In 2025, the first year of President Trump’s second term, there were 130 habeas cases.
Through March, there were 1,111 such cases.
"So, about 100 times more than all of 2024, we have had in just three months," Schiltz said. So, we have been busy."
Dig deeper:
In hundreds of cases, Schiltz and other federal judges either ordered the government to provide the individual a bond hearing in Immigration Court or demanded their immediate release from federal custody, including many who had been quickly sent to out-of-state ICE detention centers.
"Anytime you were doing something that was not work, you kind of felt guilty, like you should be working, because somebody might really be harmed by the fact that I went to the movie, or I went out to dinner with friends," said Schiltz.
Schiltz said he cannot comment on individual cases, policies or the administration, adding that his focus was on upholding the rule of law.
"And whether they are the ‘best of the best’ or the ‘worst of the worst’ doesn't matter to me…I have to decide whether your rights have been violated," he said.
The rulings were based on decades of legal precedent. Previous interpretations by several administrations determined people who have lived in the country for several years without documentation still had the right to a bond hearing and could not be indefinitely detained even if they were subject to deportation.

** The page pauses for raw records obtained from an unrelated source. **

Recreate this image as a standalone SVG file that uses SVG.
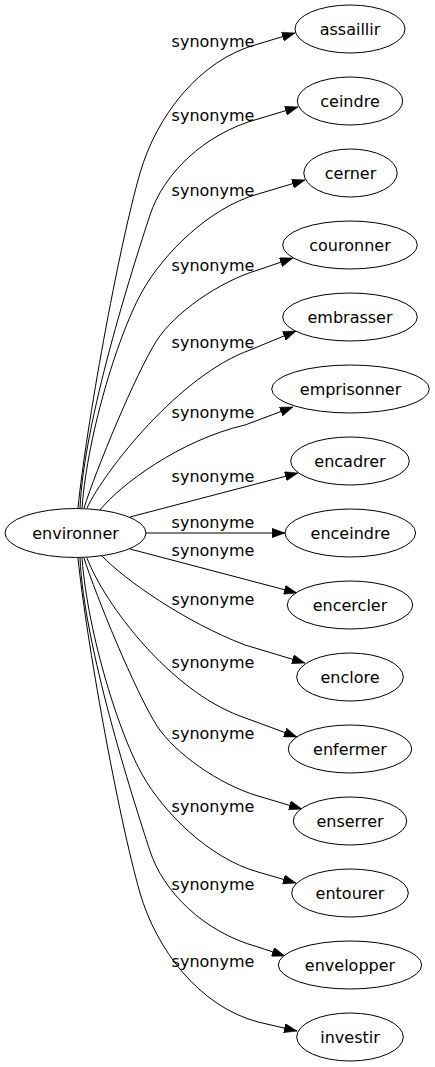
<svg xmlns="http://www.w3.org/2000/svg" width="435" height="1067" viewBox="0 0 435 1067">
<style>
.node ellipse{fill:#fff;stroke:#000;stroke-width:1}
text{font-family:"DejaVu Sans",sans-serif;font-size:16px;fill:#000;text-anchor:middle}
.edges path{fill:none;stroke:#000;stroke-width:1;marker-end:url(#arr)}
</style>
<defs>
<marker id="arr" markerUnits="userSpaceOnUse" viewBox="0 0 13 9.4" refX="13" refY="4.7" markerWidth="13" markerHeight="9.4" orient="auto">
<path d="M0,0 L13,4.7 L0,9.4 z" fill="#000" stroke="#000" stroke-width="0.5"/>
</marker>
</defs>
<rect width="435" height="1067" fill="#fff"/>
<g class="edges" id="edges">
<path d="M78,508 C86,428 118,250 140,173 C156,118 198,60 258,44 L295,33"/>
<path d="M80,508 C84,420 132,270 150,215 C163,175 203,134 258,119 L298,107"/>
<path d="M82,508 C88,430 120,330 143,290 C163,255 208,208 258,194 L305,180"/>
<path d="M84,508 C96,470 135,375 157,340 C175,313 218,282 258,270 L293,258"/>
<path d="M87,508 C105,470 180,375 250,350 L296,331"/>
<path d="M100,510 C120,485 180,440 245,425 L293,407"/>
<path d="M130,517 L298,473"/>
<path d="M146,533 L285,533"/>
<path d="M130,549 L297,593"/>
<path d="M102,556 C125,580 185,622 245,645 L305,663"/>
<path d="M87,558 C105,605 170,690 240,716 L297,737"/>
<path d="M84,558 C96,596 135,691 157,726 C175,753 218,784 258,796 L302,809"/>
<path d="M82,558 C88,636 120,736 143,776 C163,811 208,858 258,872 L296,883"/>
<path d="M80,558 C84,646 132,796 150,851 C163,891 203,932 258,947 L285,956"/>
<path d="M78,558 C86,638 118,816 140,893 C156,948 198,1006 258,1022 L297,1031"/>
</g>
<g id="edge-labels">
<text x="213" y="47">synonyme</text>
<text x="213" y="121">synonyme</text>
<text x="213" y="196">synonyme</text>
<text x="213" y="271">synonyme</text>
<text x="213" y="348">synonyme</text>
<text x="213" y="418">synonyme</text>
<text x="213" y="482">synonyme</text>
<text x="213" y="528">synonyme</text>
<text x="213" y="556">synonyme</text>
<text x="213" y="605">synonyme</text>
<text x="213" y="668">synonyme</text>
<text x="213" y="739">synonyme</text>
<text x="213" y="812">synonyme</text>
<text x="213" y="890">synonyme</text>
<text x="213" y="967">synonyme</text>
</g>
<g class="node" id="n-environner"><ellipse cx="75.5" cy="533" rx="70.5" ry="24.5"/><text x="75.5" y="539">environner</text></g>
<g class="node" id="n-assaillir"><ellipse cx="350" cy="29" rx="55" ry="24"/><text x="350" y="35">assaillir</text></g>
<g class="node" id="n-ceindre"><ellipse cx="350" cy="101" rx="52.7" ry="24"/><text x="350" y="107">ceindre</text></g>
<g class="node" id="n-cerner"><ellipse cx="350.5" cy="173" rx="46.7" ry="24"/><text x="350.5" y="179">cerner</text></g>
<g class="node" id="n-couronner"><ellipse cx="350" cy="245" rx="67.3" ry="24"/><text x="350" y="251">couronner</text></g>
<g class="node" id="n-embrasser"><ellipse cx="350" cy="317" rx="67.3" ry="24"/><text x="350" y="323">embrasser</text></g>
<g class="node" id="n-emprisonner"><ellipse cx="350.5" cy="389" rx="78.8" ry="24"/><text x="350.5" y="395">emprisonner</text></g>
<g class="node" id="n-encadrer"><ellipse cx="350" cy="461" rx="59.3" ry="24"/><text x="350" y="467">encadrer</text></g>
<g class="node" id="n-enceindre"><ellipse cx="350.3" cy="533" rx="65.3" ry="24"/><text x="350.3" y="539">enceindre</text></g>
<g class="node" id="n-encercler"><ellipse cx="350" cy="605" rx="62.7" ry="24"/><text x="350" y="611">encercler</text></g>
<g class="node" id="n-enclore"><ellipse cx="350" cy="677" rx="53.3" ry="24"/><text x="350" y="683">enclore</text></g>
<g class="node" id="n-enfermer"><ellipse cx="350" cy="749" rx="61.7" ry="24"/><text x="350" y="755">enfermer</text></g>
<g class="node" id="n-enserrer"><ellipse cx="350" cy="821" rx="56.7" ry="24"/><text x="350" y="827">enserrer</text></g>
<g class="node" id="n-entourer"><ellipse cx="350" cy="893" rx="58.3" ry="24"/><text x="350" y="899">entourer</text></g>
<g class="node" id="n-envelopper"><ellipse cx="350" cy="965" rx="71.7" ry="24"/><text x="350" y="971">envelopper</text></g>
<g class="node" id="n-investir"><ellipse cx="350" cy="1037" rx="53.3" ry="24"/><text x="350" y="1043">investir</text></g>
</svg>
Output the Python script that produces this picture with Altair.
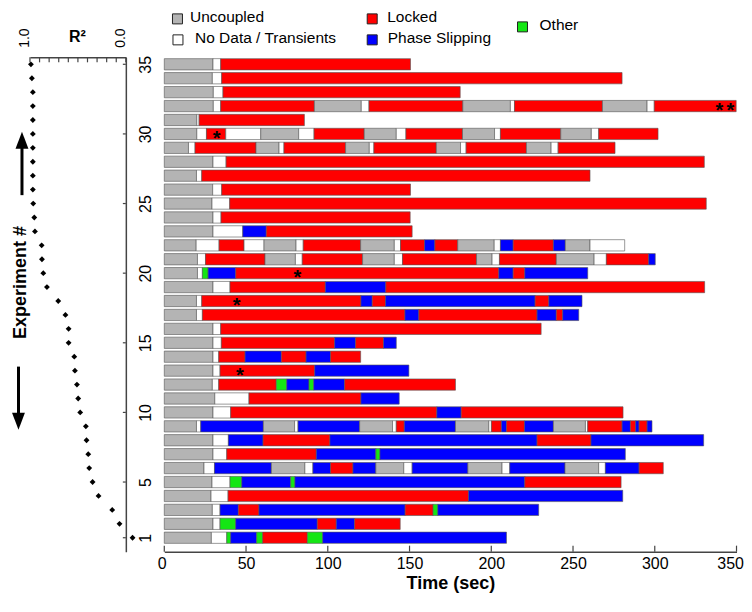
import altair as alt
import pandas as pd

# ---------------- data ----------------
experiments = list(range(1, 36))

r_squared = [-0.07, 0.066, 0.142, 0.285, 0.347, 0.382, 0.392, 0.41, 0.417, 0.476,
             0.497, 0.51, 0.531, 0.538, 0.597, 0.597, 0.63, 0.705, 0.823, 0.861,
             0.875, 0.878, 0.948, 0.955, 0.966, 0.97, 0.97, 0.97, 0.97, 0.97,
             0.97, 0.97, 0.97, 0.98, 0.99]

# state codes per experiment (1..35): U uncoupled, N no data, L locked, P phase slipping, O other
seg_states = [
    "UNOPOLOP",
    "UNOPLPL",
    "UNPLPLOP",
    "UNLP",
    "UNOPOPL",
    "UNPUNPLPUNPUNPUNPL",
    "UNLPOP",
    "UNPLPLP",
    "UNPUNPUNLPUNLPLPUNLPLPLP",
    "UNLPL",
    "UNLP",
    "UNLOPOPL",
    "UNLP",
    "UNLPLPL",
    "UNLPLP",
    "UNL",
    "UNLPLPLP",
    "UNLPLPLP",
    "UNLPL",
    "UNOPLPLP",
    "UNLUNLUNLUNLUNLP",
    "UNLNUNLUNLPLUNPLPUN",
    "UNPL",
    "UNL",
    "UNL",
    "UNL",
    "UNL",
    "UNL",
    "UNLUNLUNLUNLUNL",
    "UNLNUNLUNLUNLUNL",
    "UNL",
    "UNLUNLUNLUNL",
    "UNL",
    "UNL",
    "UNL",
]

# end time (sec) of each segment; each segment starts where the previous ended (first at 0)
seg_ends = [
    [28.8, 38.2, 40.6, 56.5, 60.2, 87.5, 96.9, 209.3],
    [29.8, 34.1, 43.7, 93.6, 105.2, 116.4, 144.3],
    [29.4, 34.1, 45.3, 57.9, 147.3, 164.4, 167.3, 229.0],
    [28.6, 39.0, 186.1, 280.4],
    [29.2, 40.2, 47.4, 77.3, 79.9, 220.5, 279.4],
    [24.3, 30.7, 65.5, 86.0, 90.9, 101.7, 115.4, 129.4, 146.5, 151.6, 185.7, 206.6,
     211.3, 245.1, 265.7, 269.8, 290.4, 305.2],
    [29.8, 38.2, 93.0, 129.4, 131.9, 282.0],
    [29.8, 39.2, 60.4, 101.3, 228.0, 261.0, 329.9],
    [19.7, 22.3, 60.6, 79.7, 81.8, 119.5, 139.6, 141.9, 146.8, 178.1, 198.5, 200.1,
     206.2, 209.3, 220.3, 238.0, 257.6, 259.0, 280.0, 285.1, 288.3, 290.4, 295.3, 298.3],
    [29.8, 40.6, 166.7, 181.6, 280.6],
    [30.9, 51.8, 120.3, 143.7],
    [29.4, 33.3, 68.5, 74.9, 88.5, 91.4, 110.3, 178.1],
    [29.8, 34.1, 92.0, 149.6],
    [29.8, 33.3, 49.4, 71.6, 86.7, 101.7, 120.1],
    [29.8, 34.9, 104.2, 117.0, 134.1, 141.9],
    [29.8, 34.5, 230.5],
    [19.7, 23.3, 147.2, 155.7, 228.0, 239.8, 243.7, 253.5],
    [19.7, 22.9, 120.3, 127.2, 135.3, 226.8, 235.2, 255.5],
    [29.8, 40.2, 98.5, 135.5, 330.5],
    [20.3, 23.3, 26.8, 43.7, 204.6, 213.4, 220.5, 259.0],
    [20.3, 25.2, 61.6, 80.2, 84.4, 121.3, 140.7, 145.7, 191.0, 200.5, 205.0, 239.8,
     262.9, 270.4, 296.3, 300.3],
    [19.5, 33.5, 48.8, 61.0, 80.6, 85.0, 120.1, 140.7, 144.5, 159.2, 165.5, 179.5,
     201.8, 205.6, 213.4, 238.0, 245.3, 260.4, 281.6],
    [29.8, 48.0, 62.4, 151.6],
    [29.8, 34.7, 150.4],
    [29.2, 40.0, 331.5],
    [29.6, 35.1, 150.6],
    [19.7, 22.9, 260.4],
    [29.8, 37.8, 330.3],
    [14.8, 18.8, 56.1, 70.2, 73.2, 110.9, 125.4, 128.2, 166.4, 181.2, 184.6, 221.5,
     236.6, 240.9, 275.7],
    [19.9, 25.8, 37.6, 59.0, 82.2, 91.6, 122.3, 141.9, 147.8, 182.4, 202.0, 205.6,
     242.5, 261.2, 265.7, 302.0],
    [19.9, 21.3, 85.7],
    [30.0, 34.5, 91.8, 120.5, 125.2, 182.6, 211.7, 214.2, 268.0, 295.3, 299.7, 349.8],
    [30.0, 35.9, 181.0],
    [29.4, 35.1, 280.0],
    [29.8, 34.5, 150.6],
]

star_exp = [32, 32, 30, 20, 18, 13]
star_time = [339.6, 346.2, 32.0, 81.4, 44.3, 46.3]

state_codes = ["U", "N", "L", "P", "O"]
state_names = ["Uncoupled", "No Data / Transients", "Locked", "Phase Slipping", "Other"]
state_colors = ["#b4b4b4", "#ffffff", "#ff0000", "#0000ff", "#14e614"]

time_ticks = [0, 50, 100, 150, 200, 250, 300, 350]
exp_ticks = [1, 5, 10, 15, 20, 25, 30, 35]
r2_ticks = [0.0, 0.1, 0.2, 0.3, 0.4, 0.5, 0.6, 0.7, 0.8, 0.9, 1.0]

# ---------------- layout (pixels) ----------------
LW, RW, H, GAP = 96, 573, 495, 38.5
FONT = "Liberation Sans"
legend_sq_x = [13.2, 13.7, 208.2, 208.2, 358.7]
legend_sq_y = [-38.5, -17.5, -38.5, -17.5, -30.5]
legend_tx_x = [25.8, 30.8, 223.2, 223.8, 375.8]
legend_tx_y = [-35.0, -14.0, -35.0, -14.0, -27.0]

# ---------------- tables ----------------
rows = []
for exp, states, ends in zip(experiments, seg_states, seg_ends):
    start = 0.0
    for s, e in zip(states, ends):
        rows.append({"exp": exp, "state": s, "start": start, "end": e})
        start = e
seg_df = pd.DataFrame(rows)

r2_df = pd.DataFrame({"exp": experiments, "r2": r_squared})
star_df = pd.DataFrame({"exp": star_exp, "start": star_time})
tt_df = pd.DataFrame({"start": time_ticks})
et_df = pd.DataFrame({"exp": exp_ticks})
rt_df = pd.DataFrame({"r2": r2_ticks})
leg_df = pd.DataFrame({"state": state_codes, "name": state_names,
                       "sx": legend_sq_x, "sy": legend_sq_y,
                       "tx": legend_tx_x, "ty": legend_tx_y})
one = pd.DataFrame({"a": [0]})

color_scale = alt.Scale(domain=state_codes, range=state_colors)

# ---------------- left panel (R^2) ----------------
left_x = alt.X("r2:Q",
               scale=alt.Scale(domain=[0, 1], reverse=True, nice=False, zero=False),
               axis=alt.Axis(orient="top", values=[1, 0], format=".1f",
                             labelAngle=270, labelAlign="left", labelBaseline="middle",
                             labelPadding=10, labelOffset=-5, labelFontSize=14,
                             ticks=False, tickSize=0, grid=False, title=None,
                             domainColor="#444444", domainWidth=1.5))
left_y = alt.Y("exp:Q",
               scale=alt.Scale(domain=[0, 35.5], nice=False, zero=False),
               axis=alt.Axis(orient="right", values=exp_ticks,
                             labelAngle=270, labelAlign="center", labelBaseline="top",
                             labelPadding=12, labelFontSize=16,
                             ticks=False, tickSize=0, grid=False, title=None,
                             domainColor="#444444", domainWidth=1.5))

pts = alt.Chart(r2_df).mark_point(shape="diamond", filled=True, size=34,
                                   color="black", opacity=1).encode(x=left_x, y=left_y)
top_ticks = alt.Chart(rt_df).mark_rule(color="#444444", strokeWidth=1.2).encode(
    x=left_x, y=alt.value(0), y2=alt.value(5))
side_ticks = alt.Chart(et_df).mark_rule(color="#444444", strokeWidth=1.2).encode(
    y=left_y, x=alt.value(LW - 3), x2=alt.value(LW))
r2_title = alt.Chart(one).mark_text(text="R²", font=FONT, fontSize=16, fontWeight="bold",
                                    align="center", baseline="alphabetic", color="black").encode(
    x=alt.value(47.5), y=alt.value(-15))
exp_title = alt.Chart(one).mark_text(text="Experiment #", font=FONT, fontSize=18,
                                     fontWeight="bold", angle=270, align="center",
                                     baseline="middle", color="black").encode(
    x=alt.value(-9.4), y=alt.value(225.5))
up_shaft = alt.Chart(one).mark_rule(color="black", strokeWidth=3).encode(
    x=alt.value(-8), y=alt.value(90), y2=alt.value(138))
up_head = alt.Chart(one).mark_point(shape="M0,-1L0.76,1L-0.76,1Z", filled=True, size=289,
                                    color="black", opacity=1).encode(
    x=alt.value(-8), y=alt.value(83))
dn_shaft = alt.Chart(one).mark_rule(color="black", strokeWidth=3).encode(
    x=alt.value(-11.5), y=alt.value(309.7), y2=alt.value(358))
dn_head = alt.Chart(one).mark_point(shape="M0,1L0.76,-1L-0.76,-1Z", filled=True, size=289,
                                    color="black", opacity=1).encode(
    x=alt.value(-11.5), y=alt.value(364.5))

left = alt.layer(pts, top_ticks, side_ticks, r2_title, exp_title,
                 up_shaft, up_head, dn_shaft, dn_head).properties(width=LW, height=H)

# ---------------- right panel (timelines) ----------------
right_x = alt.X("start:Q",
                scale=alt.Scale(domain=[0, 350], nice=False, zero=False),
                axis=alt.Axis(orient="bottom", values=time_ticks, labelFontSize=16,
                              labelPadding=4, labelFlush=True, labelFlushOffset=7,
                              title="Time (sec)", titleFontSize=18, titleFontWeight="bold",
                              titlePadding=3, ticks=False, tickSize=0, grid=False,
                              domainColor="#444444", domainWidth=1.5))
right_y = alt.Y("y_lo:Q", scale=alt.Scale(domain=[0, 35.5], nice=False, zero=False), axis=None)

bars = alt.Chart(seg_df).transform_calculate(
    y_lo="datum.exp - 0.405", y_hi="datum.exp + 0.405"
).mark_rect(stroke="#555555", strokeWidth=0.6).encode(
    x=right_x, x2="end:Q",
    y=right_y, y2="y_hi:Q",
    fill=alt.Fill("state:N", scale=color_scale, legend=None))

stars = alt.Chart(star_df).transform_calculate(y_lo="datum.exp").mark_text(
    text="*", font=FONT, fontSize=20, fontWeight="bold",
    align="center", baseline="alphabetic", dy=11, color="black").encode(
    x=right_x, y=right_y)

x_ticks = alt.Chart(tt_df).mark_rule(color="#444444", strokeWidth=1.2).encode(
    x=right_x, y=alt.value(H - 6), y2=alt.value(H))

leg_sq = alt.Chart(leg_df).mark_point(shape="square", filled=True, size=100,
                                      stroke="#222222", strokeWidth=1, opacity=1).encode(
    x=alt.X("sx:Q", scale=None),
    y=alt.Y("sy:Q", scale=None),
    fill=alt.Fill("state:N", scale=color_scale, legend=None))
leg_tx = alt.Chart(leg_df).mark_text(font=FONT, fontSize=15.5, align="left",
                                     baseline="alphabetic", color="black").encode(
    x=alt.X("tx:Q", scale=None),
    y=alt.Y("ty:Q", scale=None),
    text="name:N")

right = alt.layer(bars, stars, x_ticks, leg_sq, leg_tx).properties(width=RW, height=H)

chart = alt.hconcat(left, right, spacing=GAP, bounds="flush").properties(
    padding={"left": 3, "top": 2, "right": 0, "bottom": 0}
).configure_view(stroke=None).configure_axis(
    labelFont=FONT, titleFont=FONT, labelColor="black", titleColor="black"
).configure_text(font=FONT)

chart.save("out.html", embed_options={"renderer": "svg", "actions": False})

But the interpretation of the law changed after hundreds of detainees had been released.
Timeline:
A March ruling from a three-judge panel of the Eighth Circuit Court of Appeals found that the government does have the right to detain many of the immigrants released in Minnesota.
After the ruling, U.S. Attorney Daniel Rosen told the FOX 9 Investigators that "federal judges in this district were flatly wrong."
Schiltz assessed the ruling and its fallout differently.
"So, ‘wrong’ is not a word that we really use to discuss rulings," said Schiltz. "They disagreed with our rulings. They're the bosses, they're the appellate court, we're the trial courts, and now we are complying with the Eighth Circuit’s ruling."
Schiltz expects the legal question will eventually reach the U.S. Supreme Court for a final interpretation of the law.
The legal fight and ongoing fallout
The backstory:
In January, at the height of the enforcement surge, Schiltz threatened to compel ICE’s top official in Washington, D.C., to testify in his Minnesota courtroom.
Schiltz also accused the U.S. Attorney’s Office of attacking the court following disputes over alleged violations of hundreds of court orders by federal agencies involved in the Trump administration’s mass deportation efforts.
"ICE is not a law unto itself," Schiltz wrote in one order. "ICE has likely violated more court orders in January 2026 than some federal agencies have violated in their entire existence."
Schiltz said he is limited in what he can say about those rulings and would not elaborate on the conflict that developed between federal judges and Trump administration officials.
"What I can say though, it is a pretty unusual thing for anybody to violate the order of a federal judge," said Schiltz, who was appointed by President George W. Bush in 2006.
In his twenty years on the bench, Schiltz estimated he might have one or two orders a year that were not complied with, but "never by the federal government."
"So, the situation that we confronted was highly unusual. And so, you know, all of us judges were having to make decisions and deal with the situation that we just had never dealt with before," said Schiltz.
"And whether they are the ‘best of the best’ or the ‘worst of the worst’ doesn't matter to me. If you are a human and you have rights, I have to decide whether your rights have been violated."